Classification of DNA sequences into splice-junction types (EI, IE, N) using 1D Convolutional Neural Networks on the UCI "Molecular Biology (Splice-junction Gene Sequences)" dataset.
Splice junctions are points on a DNA sequence where "superfluous" intron DNA is removed during RNA processing. This project classifies 60-nucleotide DNA sequences into three categories:
- EI — exon-intron boundary (donor site)
- IE — intron-exon boundary (acceptor site)
- N — neither (non-splice region)
1D Conv filters of shape (kernel_size, 4) applied to one-hot encoded DNA are mathematically equivalent to position weight matrices (PWMs) — the standard tool in bioinformatics for scoring sequence motifs. The network learns motif detectors end-to-end:
- kernel_size controls motif length (e.g., 7 ≈ capturing splice-site consensus like GT...AG)
- GlobalMaxPooling provides translation invariance — a motif is detected regardless of position
- Dropout regularizes against overfitting on this small (~3,190 samples) dataset
| Model | Description |
|---|---|
| Model A — Baseline CNN | Conv1D → ReLU → GlobalMaxPool → Dense → Softmax (article-inspired) |
| Model B — Dilated Residual CNN | Residual blocks with dilated convolutions (rates 1,2,4) for larger receptive field |
.
├── notebooks/
│ └── splice_cnn_project.ipynb # Main notebook (run top-to-bottom)
├── src/
│ ├── data.py # Download, parse, encode, split
│ ├── models.py # Model A (baseline CNN) + Model B (dilated res CNN)

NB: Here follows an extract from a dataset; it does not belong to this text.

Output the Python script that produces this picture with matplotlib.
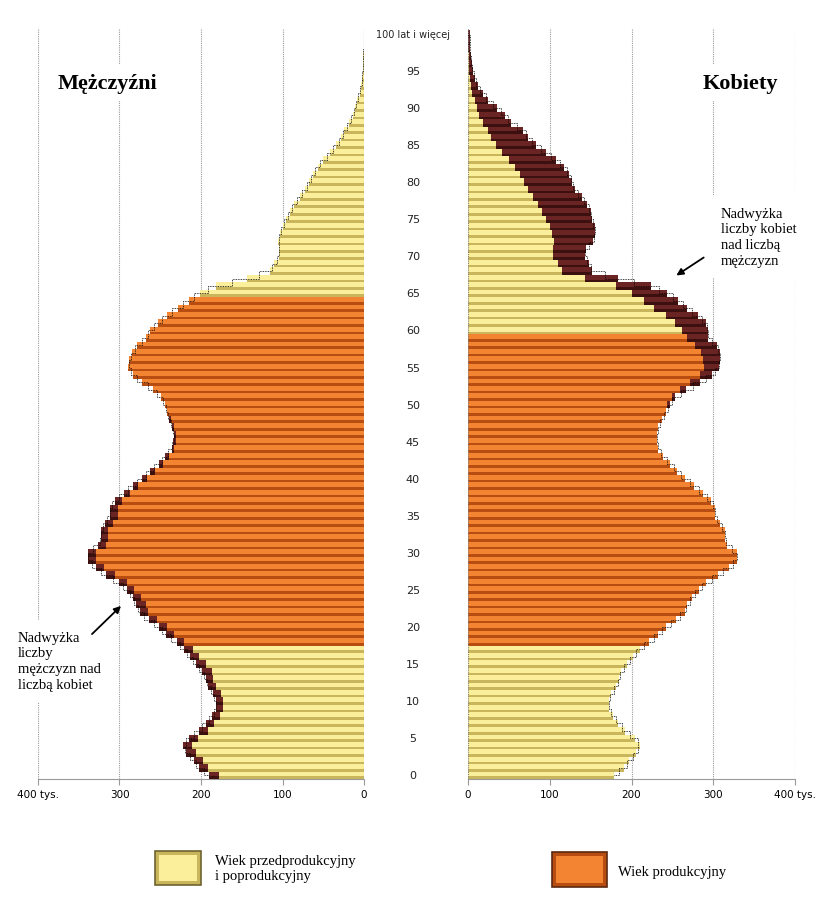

│ ├── train.py # Training loop with callbacks
│ ├── eval.py # Evaluation metrics + all plotting functions
│ └── utils.py # Seeding, logging, helpers
├── outputs/
│ ├── figures/ # Saved plots (auto-generated)
│ ├── results.csv # Per-run results log
│ ├── model_comparison.csv # Summary table
│ ├── hyperparam_study_A.csv # Hyperparameter study — Model A
│ └── hyperparam_study_B.csv # Hyperparameter study — Model B
├── data/ # Auto-downloaded UCI data
├── README.md
├── presentation.md
└── requirements.txt
# 1. Create virtual environment & install dependencies
python3 -m venv .venv
source .venv/bin/activate
pip install -r requirements.txt
# 2. Run the notebook
cd notebooks
jupyter notebook splice_cnn_project.ipynbThe notebook automatically downloads the dataset from UCI on first run.
- Python 3.10+
- TensorFlow >= 2.16 / Keras 3
- numpy, pandas, scikit-learn, matplotlib, requests
All experiments run on CPU (no GPU required). Full pipeline takes ~15-30 minutes.

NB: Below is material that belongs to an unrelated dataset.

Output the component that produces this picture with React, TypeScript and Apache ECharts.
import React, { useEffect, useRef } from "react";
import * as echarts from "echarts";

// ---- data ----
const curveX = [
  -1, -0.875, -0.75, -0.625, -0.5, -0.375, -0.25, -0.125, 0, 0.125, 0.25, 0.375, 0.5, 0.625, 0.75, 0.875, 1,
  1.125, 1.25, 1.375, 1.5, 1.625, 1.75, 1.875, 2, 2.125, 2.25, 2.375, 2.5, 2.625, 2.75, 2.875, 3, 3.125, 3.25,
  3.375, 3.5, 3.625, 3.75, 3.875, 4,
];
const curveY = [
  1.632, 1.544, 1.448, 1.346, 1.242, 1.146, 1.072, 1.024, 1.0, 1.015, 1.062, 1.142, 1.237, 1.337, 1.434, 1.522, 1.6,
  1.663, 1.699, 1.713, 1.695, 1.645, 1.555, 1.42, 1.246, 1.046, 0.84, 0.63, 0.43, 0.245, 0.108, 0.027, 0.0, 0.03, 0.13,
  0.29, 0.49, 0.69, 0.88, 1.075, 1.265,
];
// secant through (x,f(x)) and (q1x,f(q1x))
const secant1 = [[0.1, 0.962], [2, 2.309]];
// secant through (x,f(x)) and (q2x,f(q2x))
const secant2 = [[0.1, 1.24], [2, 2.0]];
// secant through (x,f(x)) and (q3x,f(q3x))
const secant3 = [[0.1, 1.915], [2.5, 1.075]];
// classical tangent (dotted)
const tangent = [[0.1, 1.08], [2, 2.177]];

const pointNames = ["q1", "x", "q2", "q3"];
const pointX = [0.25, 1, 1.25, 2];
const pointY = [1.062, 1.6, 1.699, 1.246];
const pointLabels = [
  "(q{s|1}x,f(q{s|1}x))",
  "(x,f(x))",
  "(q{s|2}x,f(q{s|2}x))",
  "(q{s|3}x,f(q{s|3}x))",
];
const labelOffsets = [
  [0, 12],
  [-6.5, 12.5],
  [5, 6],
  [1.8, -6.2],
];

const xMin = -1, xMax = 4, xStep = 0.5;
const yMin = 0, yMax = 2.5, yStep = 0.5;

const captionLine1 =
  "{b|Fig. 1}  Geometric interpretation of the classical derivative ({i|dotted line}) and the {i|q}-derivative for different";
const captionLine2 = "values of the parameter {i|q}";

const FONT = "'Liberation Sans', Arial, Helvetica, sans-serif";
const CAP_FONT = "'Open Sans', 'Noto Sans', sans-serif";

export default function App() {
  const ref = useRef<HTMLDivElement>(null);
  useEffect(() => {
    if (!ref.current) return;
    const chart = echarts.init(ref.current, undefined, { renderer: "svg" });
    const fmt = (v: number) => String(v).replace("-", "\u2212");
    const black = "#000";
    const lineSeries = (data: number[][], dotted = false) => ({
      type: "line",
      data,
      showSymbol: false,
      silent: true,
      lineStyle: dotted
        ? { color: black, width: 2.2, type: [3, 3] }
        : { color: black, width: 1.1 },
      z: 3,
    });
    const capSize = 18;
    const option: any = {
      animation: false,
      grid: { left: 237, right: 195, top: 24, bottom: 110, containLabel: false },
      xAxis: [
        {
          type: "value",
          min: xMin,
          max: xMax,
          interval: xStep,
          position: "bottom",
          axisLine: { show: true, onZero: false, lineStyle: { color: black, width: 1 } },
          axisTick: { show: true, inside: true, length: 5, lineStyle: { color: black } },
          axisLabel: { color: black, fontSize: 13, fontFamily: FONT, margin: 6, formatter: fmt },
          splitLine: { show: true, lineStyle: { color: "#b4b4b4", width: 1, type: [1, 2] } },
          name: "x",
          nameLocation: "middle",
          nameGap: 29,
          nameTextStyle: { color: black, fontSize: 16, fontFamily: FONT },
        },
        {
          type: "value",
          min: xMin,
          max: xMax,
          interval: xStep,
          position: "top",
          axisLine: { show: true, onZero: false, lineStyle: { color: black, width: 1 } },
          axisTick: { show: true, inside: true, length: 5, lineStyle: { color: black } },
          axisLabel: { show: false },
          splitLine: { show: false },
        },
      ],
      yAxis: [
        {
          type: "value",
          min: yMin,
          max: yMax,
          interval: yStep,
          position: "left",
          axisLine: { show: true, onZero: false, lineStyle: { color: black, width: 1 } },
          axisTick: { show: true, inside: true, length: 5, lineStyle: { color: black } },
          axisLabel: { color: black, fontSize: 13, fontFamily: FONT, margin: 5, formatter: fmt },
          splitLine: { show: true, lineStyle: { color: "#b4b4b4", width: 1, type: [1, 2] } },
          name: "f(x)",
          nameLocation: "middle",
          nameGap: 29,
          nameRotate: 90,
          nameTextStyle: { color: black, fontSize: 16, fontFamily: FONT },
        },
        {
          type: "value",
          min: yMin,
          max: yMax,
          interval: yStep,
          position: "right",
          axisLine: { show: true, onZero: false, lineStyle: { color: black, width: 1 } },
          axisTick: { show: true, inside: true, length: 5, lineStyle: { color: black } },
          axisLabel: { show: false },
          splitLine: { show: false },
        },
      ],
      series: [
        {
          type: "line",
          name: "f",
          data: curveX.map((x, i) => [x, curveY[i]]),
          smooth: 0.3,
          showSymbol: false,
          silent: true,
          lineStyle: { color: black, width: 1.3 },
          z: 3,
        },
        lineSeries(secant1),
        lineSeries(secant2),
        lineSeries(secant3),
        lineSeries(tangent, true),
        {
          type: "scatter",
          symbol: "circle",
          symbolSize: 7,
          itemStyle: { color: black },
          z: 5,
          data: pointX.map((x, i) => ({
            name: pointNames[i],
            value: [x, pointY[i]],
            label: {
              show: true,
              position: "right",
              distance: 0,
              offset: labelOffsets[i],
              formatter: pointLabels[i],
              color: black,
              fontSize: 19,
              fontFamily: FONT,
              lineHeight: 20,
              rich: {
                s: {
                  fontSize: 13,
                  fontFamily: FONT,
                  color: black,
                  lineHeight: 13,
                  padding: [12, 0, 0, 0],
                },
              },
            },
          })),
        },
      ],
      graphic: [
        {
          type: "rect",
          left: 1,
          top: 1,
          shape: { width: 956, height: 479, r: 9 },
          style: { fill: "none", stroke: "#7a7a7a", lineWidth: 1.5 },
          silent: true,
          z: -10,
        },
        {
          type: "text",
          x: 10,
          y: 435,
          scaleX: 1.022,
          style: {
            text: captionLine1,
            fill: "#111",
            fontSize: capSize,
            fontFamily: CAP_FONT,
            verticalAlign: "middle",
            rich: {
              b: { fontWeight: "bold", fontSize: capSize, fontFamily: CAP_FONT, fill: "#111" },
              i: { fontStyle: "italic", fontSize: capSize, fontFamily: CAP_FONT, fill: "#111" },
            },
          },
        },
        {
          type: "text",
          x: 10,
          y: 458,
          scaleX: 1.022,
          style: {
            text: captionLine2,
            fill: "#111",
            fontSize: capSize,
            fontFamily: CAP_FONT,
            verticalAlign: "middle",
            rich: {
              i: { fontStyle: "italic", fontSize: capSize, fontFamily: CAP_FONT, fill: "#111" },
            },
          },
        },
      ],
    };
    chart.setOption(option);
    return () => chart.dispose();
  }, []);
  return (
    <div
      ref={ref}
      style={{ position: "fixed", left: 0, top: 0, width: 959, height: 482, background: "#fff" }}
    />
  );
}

- Split: Stratified 70/15/15 (train/val/test)
- Optimizer: Adam (lr=1e-3) with ReduceLROnPlateau
- Early stopping: patience=10 on validation loss
- Reproducibility: 3 random seeds (42, 123, 777), reporting mean ± std
| Model | Accuracy (mean ± std) | Macro-F1 (mean ± std) |
|---|---|---|
| Baseline CNN (A) | 0.784 ± 0.017 | 0.768 ± 0.018 |
| Dilated Res CNN (B) | 0.856 ± 0.009 | 0.851 ± 0.007 |
| Parameter | Values | Observation |
|---|---|---|
| kernel_size | 5, 7, 11 | 11 performs best (0.825 acc); larger kernels capture longer splice motifs |
| n_blocks | 1, 2, 3 | 2 blocks optimal (0.785); 1 block underfits (0.745) |
| dropout | 0.0, 0.3, 0.5 | Minimal effect in this range; 0.0 slightly best (0.787) |
- Conv1D filters learn biologically meaningful splice-site motifs (GT/AG consensus)
- Dropout is critical for this small dataset — removing it causes clear overfitting
- Dilated convolutions modestly improve performance by capturing longer-range context
- EI and IE classes are occasionally confused (both are splice sites with structural similarities)

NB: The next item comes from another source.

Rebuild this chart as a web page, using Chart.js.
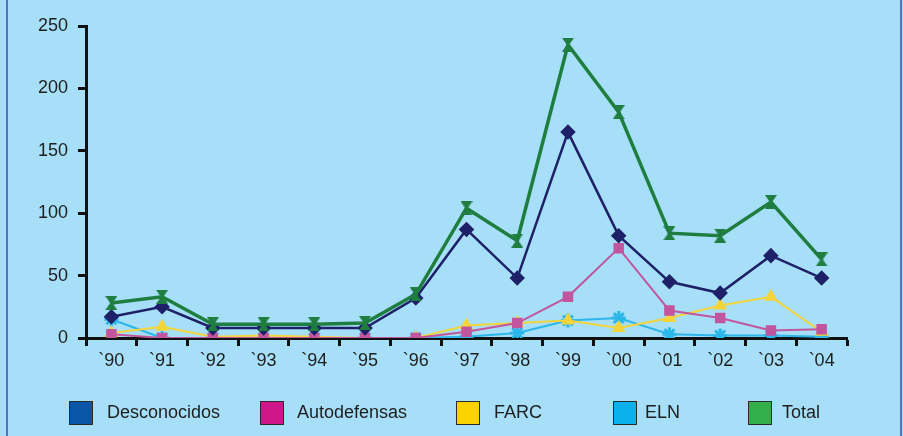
<!DOCTYPE html>
<html>
<head>
<meta charset="utf-8">
<script src="https://cdn.jsdelivr.net/npm/chart.js@4/dist/chart.umd.min.js"></script>
<style>
  html, body { margin: 0; padding: 0; background: #a6dff7; }
  #wrap { width: 903px; height: 436px; position: relative; }
  canvas { display: block; }
</style>
</head>
<body>
<div id="wrap"><canvas id="chart" width="903" height="436"></canvas></div>
<script>
// Years on the horizontal axis
const years = ["`90", "`91", "`92", "`93", "`94", "`95", "`96", "`97", "`98", "`99", "`00", "`01", "`02", "`03", "`04"];

// Series values per year
const desconocidos = [17, 25, 8, 8, 8, 8, 32, 87, 48, 165, 82, 45, 36, 66, 48];
const autodefensas = [3, 0, 0, 0, 0, 0, 0, 5, 12, 33, 72, 22, 16, 6, 7];
const farc = [4, 9, 1, 2, 1, 0, 0, 10, 12, 14, 8, 16, 26, 33, 5];
const eln = [15, 0, 0, 0, 0, 0, 0, 1, 4, 14, 16, 3, 2, 2, 1];
const total = [28, 33, 11, 11, 11, 12, 35, 104, 78, 235, 181, 84, 82, 109, 63];

// Vertical axis ticks
const yTicks = [0, 50, 100, 150, 200, 250];

const FONT = '"Liberation Sans", Arial, sans-serif';

// Hourglass marker used for the total line
function hourglass(color) {
  const c = document.createElement('canvas');
  c.width = 12; c.height = 14;
  const g = c.getContext('2d');
  g.fillStyle = color;
  g.beginPath();
  g.moveTo(0, 0); g.lineTo(12, 0); g.lineTo(7.2, 7); g.lineTo(12, 14);
  g.lineTo(0, 14); g.lineTo(4.8, 7); g.closePath();
  g.fill();
  return c;
}

// Legend swatches and their positions along the bottom strip
const legendSwatches = ['#0a56a6', '#cf1689', '#fbd100', '#0cb0ea', '#33ae4b'];
const legendBoxX = [69, 260, 456, 613, 748];
const legendTextX = [107, 297, 494, 645, 782];

const frame = {
  id: 'frame',
  beforeDraw(chart) {
    const ctx = chart.ctx;
    ctx.save();
    ctx.fillStyle = '#a6dff7';
    ctx.fillRect(0, 0, chart.width, chart.height);
    ctx.strokeStyle = '#5a6ec4';
    ctx.lineWidth = 2;
    ctx.beginPath();
    ctx.moveTo(7, 0); ctx.lineTo(7, chart.height);
    ctx.moveTo(901, 0); ctx.lineTo(901, chart.height);
    ctx.stroke();
    ctx.restore();
  },
  afterDraw(chart) {
    const ctx = chart.ctx;
    ctx.save();
    ctx.font = '18px ' + FONT;
    ctx.textBaseline = 'middle';
    ctx.textAlign = 'left';
    chart.data.datasets.forEach((ds) => {
      const k = ds.legendIndex;
      ctx.fillStyle = legendSwatches[k];
      ctx.fillRect(legendBoxX[k], 401, 24, 24);
      ctx.strokeStyle = '#2a2a2a';
      ctx.lineWidth = 1;
      ctx.strokeRect(legendBoxX[k] + 0.5, 401.5, 23, 23);
      ctx.fillStyle = '#1e1e1e';
      ctx.fillText(ds.label, legendTextX[k], 413);
    });
    ctx.restore();
  }
};

new Chart(document.getElementById('chart'), {
  type: 'line',
  data: {
    labels: years,
    datasets: [
      {
        label: 'Total', legendIndex: 4, data: total, order: 0,
        borderColor: '#1f7d40', backgroundColor: '#1f7d40', borderWidth: 3.5,
        pointStyle: hourglass('#1f7d40'), pointRadius: 6
      },
      {
        label: 'Desconocidos', legendIndex: 0, data: desconocidos, order: 1,
        borderColor: '#1e2168', backgroundColor: '#1e2168', borderWidth: 2.5,
        pointStyle: 'rectRot', pointRadius: 6
      },
      {
        label: 'Autodefensas', legendIndex: 1, data: autodefensas, order: 2,
        borderColor: '#c2569e', backgroundColor: '#c2569e', borderWidth: 2,
        pointStyle: 'rect', pointRadius: 6
      },
      {
        label: 'FARC', legendIndex: 2, data: farc, order: 3,
        borderColor: '#f3d43a', backgroundColor: '#f3d43a', borderWidth: 2,
        pointStyle: 'triangle', pointRadius: 6
      },
      {
        label: 'ELN', legendIndex: 3, data: eln, order: 4,
        borderColor: '#2cb6ea', backgroundColor: '#2cb6ea', borderWidth: 2,
        pointStyle: 'star', pointRadius: 7, pointBorderWidth: 3
      }
    ]
  },
  options: {
    responsive: false,
    animation: false,
    devicePixelRatio: 1,
    layout: { padding: { left: 0, right: 56, top: 26, bottom: 0 } },
    plugins: { legend: { display: false }, tooltip: { enabled: false } },
    elements: { line: { tension: 0 } },
    scales: {
      x: {
        offset: true,
        afterFit(scale) { scale.height = 98; },
        grid: {
          offset: true, drawOnChartArea: false, drawTicks: true,
          tickLength: 8, tickWidth: 3, tickColor: '#111'
        },
        border: { display: true, color: '#111', width: 3 },
        ticks: {
          color: '#1e1e1e', font: { family: FONT, size: 18 },
          padding: 4, maxRotation: 0, autoSkip: false
        }
      },
      y: {
        min: 0, max: 250,
        afterFit(scale) { scale.width = 86; },
        afterBuildTicks(scale) { scale.ticks = yTicks.map(v => ({ value: v })); },
        grid: {
          drawOnChartArea: false, drawTicks: true,
          tickLength: 8, tickWidth: 3, tickColor: '#111'
        },
        border: { display: true, color: '#111', width: 3 },
        ticks: {
          color: '#1e1e1e', font: { family: FONT, size: 18 }, padding: 10
        }
      }
    }
  },
  plugins: [frame]
});
</script>
</body>
</html>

- Source: UCI ML Repository — Dataset #69
- Size: 3,190 sequences × 60 nucleotides
- Classes: EI (767), IE (768), N (1,655)
- Preprocessing: ambiguous nucleotides (N, D, S, R, etc.) replaced with random ACGT
- Noordewier, M.O., Towell, G.G., Shavlik, J.W. (1991). Training Knowledge-Based Neural Networks to Recognize Genes in DNA Sequences. Advances in Neural Information Processing Systems.
- UCI Machine Learning Repository: Molecular Biology (Splice-junction Gene Sequences) Data Set.